I have an idea for a novel. It’s the first idea I’ve come up with that I think isn’t total shit and could work in that format. No doubt it’s a derivative mess, with inspiration taken from several older sources, but that’s the story of art, isn’t it? I’m continuing to shift more of my free time over to my fiction, and my only real goal is to get something published in 2023. I already have a few stories that are in decent enough shape to get sent off and torn to shreds by an editor, assuming I’m lucky enough to not just get rejected by every journal on the planet. But if I luck out, I’ll let you know here. (Now I just have to find a suitable pseudonym — I don’t think they’ll let me use plain initials. What a pain.)

I’ve effectively given up on living a contented life considering the external pressures on me that I’ve written about enough already. I thought that might affect my writing in a negative way, but just the opposite considering all the ideas I’ve had lately. As some wise person said somewhere, comfort is not conducive to creativity, and if that’s true then I’m going to have a ton of creativity in the coming year and beyond. Whether I have the talent to justify said creativity isn’t for me to say — I may well be another Amanda McKittrick Ros or Norman Boutin without realizing it.

This feeling of “I’m trash and everyone else will know about it soon” is very relatable: screenshot related. More on that soon.

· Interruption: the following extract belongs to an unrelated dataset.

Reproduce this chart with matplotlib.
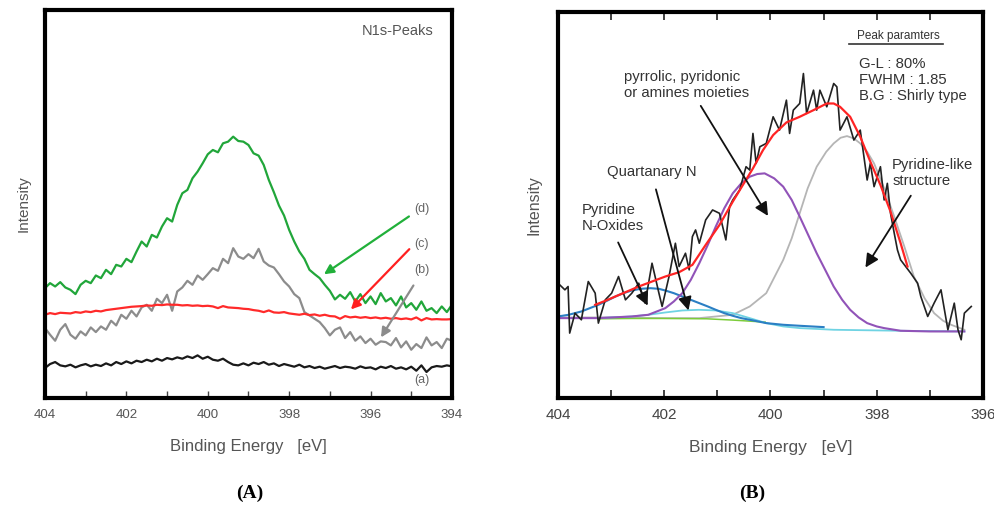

That’s it for now. No best ofs in anime or games or anything, not from me. There are some excellent bloggers around the communities here writing them, though, so check those out. I’m sorry I stopped writing those month-end posts with links — they were taking up a lot of time I haven’t had recently, since I normally obsess over them. I’d like to return to them, but again, my free time is ever more limited and my fiction is demanding more of it (cutting into sleep, too, but that’s okay: I’ve never slept very well. And I know, it’s going to decrease my life expectancy, but I’m not terribly concerned with that either at this point. My doctor really hates me.)

On that typically dark note, I hope you all have a happy New Year. See you in 2023.